_TASK TO CARRY OUT_. Your output must consist solely of the lines from the "Clone this chart in Altair." line through the "import pandas as pd" line, exactly as written, without images.

_MATERIAL_.
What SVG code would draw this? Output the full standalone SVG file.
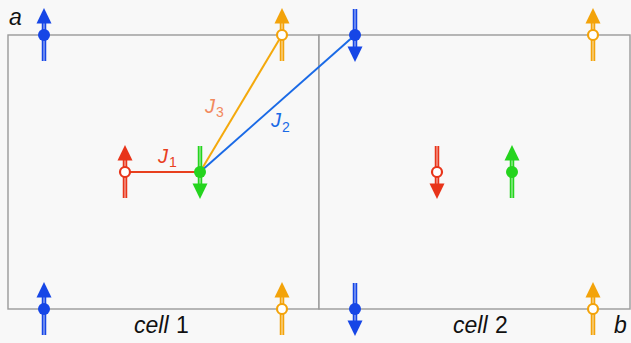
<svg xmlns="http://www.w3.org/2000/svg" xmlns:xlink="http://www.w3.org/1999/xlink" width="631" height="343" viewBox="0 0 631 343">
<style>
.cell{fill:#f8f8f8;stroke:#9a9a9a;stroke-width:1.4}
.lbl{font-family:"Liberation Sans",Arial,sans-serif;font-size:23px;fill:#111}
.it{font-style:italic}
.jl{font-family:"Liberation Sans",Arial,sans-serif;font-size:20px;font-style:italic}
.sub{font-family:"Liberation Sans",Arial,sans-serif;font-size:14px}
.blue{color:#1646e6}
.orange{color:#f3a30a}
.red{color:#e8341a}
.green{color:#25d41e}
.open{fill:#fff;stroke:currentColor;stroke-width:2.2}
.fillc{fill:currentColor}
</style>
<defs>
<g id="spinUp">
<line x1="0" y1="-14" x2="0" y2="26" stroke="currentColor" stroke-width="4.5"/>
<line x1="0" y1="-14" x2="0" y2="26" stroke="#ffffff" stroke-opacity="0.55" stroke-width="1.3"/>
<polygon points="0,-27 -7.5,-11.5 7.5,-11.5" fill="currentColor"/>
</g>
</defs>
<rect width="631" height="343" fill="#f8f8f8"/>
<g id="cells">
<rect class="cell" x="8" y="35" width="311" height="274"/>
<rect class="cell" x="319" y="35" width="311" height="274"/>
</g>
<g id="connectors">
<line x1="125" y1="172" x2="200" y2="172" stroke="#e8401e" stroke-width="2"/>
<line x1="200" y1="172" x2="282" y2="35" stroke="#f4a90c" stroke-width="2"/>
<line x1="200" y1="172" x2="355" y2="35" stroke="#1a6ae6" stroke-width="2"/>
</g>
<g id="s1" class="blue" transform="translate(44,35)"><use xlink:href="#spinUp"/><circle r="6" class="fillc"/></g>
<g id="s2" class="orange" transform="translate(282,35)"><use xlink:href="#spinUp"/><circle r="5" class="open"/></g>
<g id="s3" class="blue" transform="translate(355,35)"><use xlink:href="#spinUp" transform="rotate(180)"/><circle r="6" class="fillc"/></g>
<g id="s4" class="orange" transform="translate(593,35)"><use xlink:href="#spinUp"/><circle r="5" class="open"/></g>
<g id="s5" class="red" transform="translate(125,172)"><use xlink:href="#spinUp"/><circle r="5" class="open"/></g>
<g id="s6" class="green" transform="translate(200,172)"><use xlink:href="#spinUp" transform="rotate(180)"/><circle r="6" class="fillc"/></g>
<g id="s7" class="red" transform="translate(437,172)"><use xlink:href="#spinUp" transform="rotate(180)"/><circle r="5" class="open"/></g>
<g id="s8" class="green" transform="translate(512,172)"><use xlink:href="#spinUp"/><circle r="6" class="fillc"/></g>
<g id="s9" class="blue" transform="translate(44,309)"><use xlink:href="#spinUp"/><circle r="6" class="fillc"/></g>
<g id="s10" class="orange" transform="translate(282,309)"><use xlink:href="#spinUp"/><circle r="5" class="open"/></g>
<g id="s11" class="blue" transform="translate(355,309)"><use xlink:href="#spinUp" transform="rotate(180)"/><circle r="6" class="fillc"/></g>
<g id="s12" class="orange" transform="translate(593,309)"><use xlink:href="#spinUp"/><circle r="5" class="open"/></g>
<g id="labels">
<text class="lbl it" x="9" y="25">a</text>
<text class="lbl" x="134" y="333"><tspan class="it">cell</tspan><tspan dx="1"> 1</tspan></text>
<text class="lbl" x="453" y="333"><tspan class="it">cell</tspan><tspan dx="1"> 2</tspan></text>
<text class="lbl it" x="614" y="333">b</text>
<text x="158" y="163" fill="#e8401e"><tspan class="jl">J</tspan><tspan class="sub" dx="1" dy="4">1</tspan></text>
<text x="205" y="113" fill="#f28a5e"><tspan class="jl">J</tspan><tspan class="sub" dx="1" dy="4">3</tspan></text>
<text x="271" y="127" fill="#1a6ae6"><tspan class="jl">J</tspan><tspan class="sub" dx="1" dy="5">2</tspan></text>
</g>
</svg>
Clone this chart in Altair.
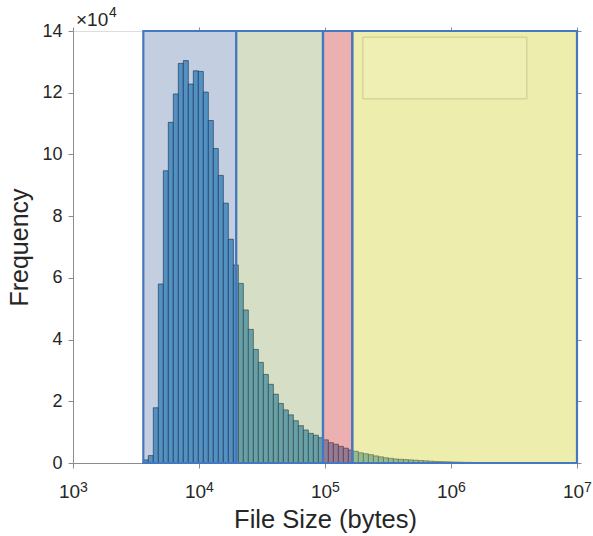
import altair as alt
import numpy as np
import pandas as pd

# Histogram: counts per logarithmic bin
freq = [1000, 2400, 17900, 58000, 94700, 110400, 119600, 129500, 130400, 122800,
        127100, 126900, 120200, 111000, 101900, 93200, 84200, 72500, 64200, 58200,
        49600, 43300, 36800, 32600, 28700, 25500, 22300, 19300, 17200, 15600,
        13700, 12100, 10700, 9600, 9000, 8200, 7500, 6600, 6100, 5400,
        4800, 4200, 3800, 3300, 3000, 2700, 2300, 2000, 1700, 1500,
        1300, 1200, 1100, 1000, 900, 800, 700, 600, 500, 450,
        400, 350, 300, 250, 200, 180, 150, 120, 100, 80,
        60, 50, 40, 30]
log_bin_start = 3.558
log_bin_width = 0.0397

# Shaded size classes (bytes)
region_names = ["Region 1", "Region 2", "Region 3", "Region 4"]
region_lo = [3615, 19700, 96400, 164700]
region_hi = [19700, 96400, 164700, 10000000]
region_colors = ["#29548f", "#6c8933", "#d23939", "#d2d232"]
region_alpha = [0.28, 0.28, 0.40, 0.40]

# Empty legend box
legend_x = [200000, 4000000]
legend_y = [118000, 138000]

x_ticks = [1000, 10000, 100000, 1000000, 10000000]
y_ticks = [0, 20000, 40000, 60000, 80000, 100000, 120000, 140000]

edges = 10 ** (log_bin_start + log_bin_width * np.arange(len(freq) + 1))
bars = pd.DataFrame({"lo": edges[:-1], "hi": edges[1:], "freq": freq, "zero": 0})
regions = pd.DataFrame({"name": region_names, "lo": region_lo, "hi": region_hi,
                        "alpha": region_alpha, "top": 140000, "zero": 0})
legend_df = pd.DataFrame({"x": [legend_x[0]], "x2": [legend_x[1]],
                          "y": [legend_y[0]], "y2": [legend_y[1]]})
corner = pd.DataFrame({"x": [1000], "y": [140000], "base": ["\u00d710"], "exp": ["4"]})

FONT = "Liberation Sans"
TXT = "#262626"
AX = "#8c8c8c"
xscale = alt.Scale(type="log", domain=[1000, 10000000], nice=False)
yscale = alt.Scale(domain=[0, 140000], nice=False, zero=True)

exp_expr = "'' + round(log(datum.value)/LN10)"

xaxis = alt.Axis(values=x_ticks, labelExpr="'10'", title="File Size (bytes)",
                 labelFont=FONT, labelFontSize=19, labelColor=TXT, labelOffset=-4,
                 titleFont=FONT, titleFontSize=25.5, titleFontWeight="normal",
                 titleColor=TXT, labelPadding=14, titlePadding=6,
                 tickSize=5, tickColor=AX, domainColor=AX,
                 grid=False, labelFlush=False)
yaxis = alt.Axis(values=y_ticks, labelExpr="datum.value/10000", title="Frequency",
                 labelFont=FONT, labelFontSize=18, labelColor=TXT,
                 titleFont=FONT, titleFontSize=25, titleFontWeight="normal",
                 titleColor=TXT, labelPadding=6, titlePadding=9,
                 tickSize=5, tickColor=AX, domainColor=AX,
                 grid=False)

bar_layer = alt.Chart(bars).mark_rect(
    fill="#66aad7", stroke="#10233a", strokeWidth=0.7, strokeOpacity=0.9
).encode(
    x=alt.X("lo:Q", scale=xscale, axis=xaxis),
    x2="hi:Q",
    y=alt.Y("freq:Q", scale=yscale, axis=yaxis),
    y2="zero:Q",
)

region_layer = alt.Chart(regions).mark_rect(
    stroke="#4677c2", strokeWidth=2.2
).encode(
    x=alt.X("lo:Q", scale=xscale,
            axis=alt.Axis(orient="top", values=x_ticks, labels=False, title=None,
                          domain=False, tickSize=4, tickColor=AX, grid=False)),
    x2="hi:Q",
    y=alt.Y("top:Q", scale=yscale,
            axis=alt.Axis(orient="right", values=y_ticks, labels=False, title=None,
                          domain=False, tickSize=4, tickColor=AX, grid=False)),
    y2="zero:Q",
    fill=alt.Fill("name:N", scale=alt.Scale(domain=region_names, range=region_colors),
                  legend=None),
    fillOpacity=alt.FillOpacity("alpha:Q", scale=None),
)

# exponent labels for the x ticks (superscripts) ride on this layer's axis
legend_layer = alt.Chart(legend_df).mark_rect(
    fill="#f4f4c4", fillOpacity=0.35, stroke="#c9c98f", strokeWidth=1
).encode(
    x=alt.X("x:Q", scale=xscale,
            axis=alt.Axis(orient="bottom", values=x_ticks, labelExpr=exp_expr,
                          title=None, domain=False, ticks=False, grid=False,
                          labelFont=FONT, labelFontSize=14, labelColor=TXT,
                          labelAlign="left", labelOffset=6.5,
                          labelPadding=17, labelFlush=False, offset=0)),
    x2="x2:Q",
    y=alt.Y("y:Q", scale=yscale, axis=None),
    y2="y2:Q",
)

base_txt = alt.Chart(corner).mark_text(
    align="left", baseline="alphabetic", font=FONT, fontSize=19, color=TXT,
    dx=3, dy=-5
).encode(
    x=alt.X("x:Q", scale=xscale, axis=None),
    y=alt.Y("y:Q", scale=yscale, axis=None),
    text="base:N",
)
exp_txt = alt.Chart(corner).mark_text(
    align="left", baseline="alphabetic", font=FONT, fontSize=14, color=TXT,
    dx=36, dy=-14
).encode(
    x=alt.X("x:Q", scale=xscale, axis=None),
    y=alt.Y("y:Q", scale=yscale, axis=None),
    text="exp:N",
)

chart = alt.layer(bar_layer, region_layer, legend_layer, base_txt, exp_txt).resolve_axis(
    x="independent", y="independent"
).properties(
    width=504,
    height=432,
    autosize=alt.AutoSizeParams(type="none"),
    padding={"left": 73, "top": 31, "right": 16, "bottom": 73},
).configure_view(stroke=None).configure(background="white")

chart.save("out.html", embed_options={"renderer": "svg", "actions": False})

_COMPLETED EXERCISE_.
Clone this chart in Altair.
import altair as alt
import numpy as np
import pandas as pd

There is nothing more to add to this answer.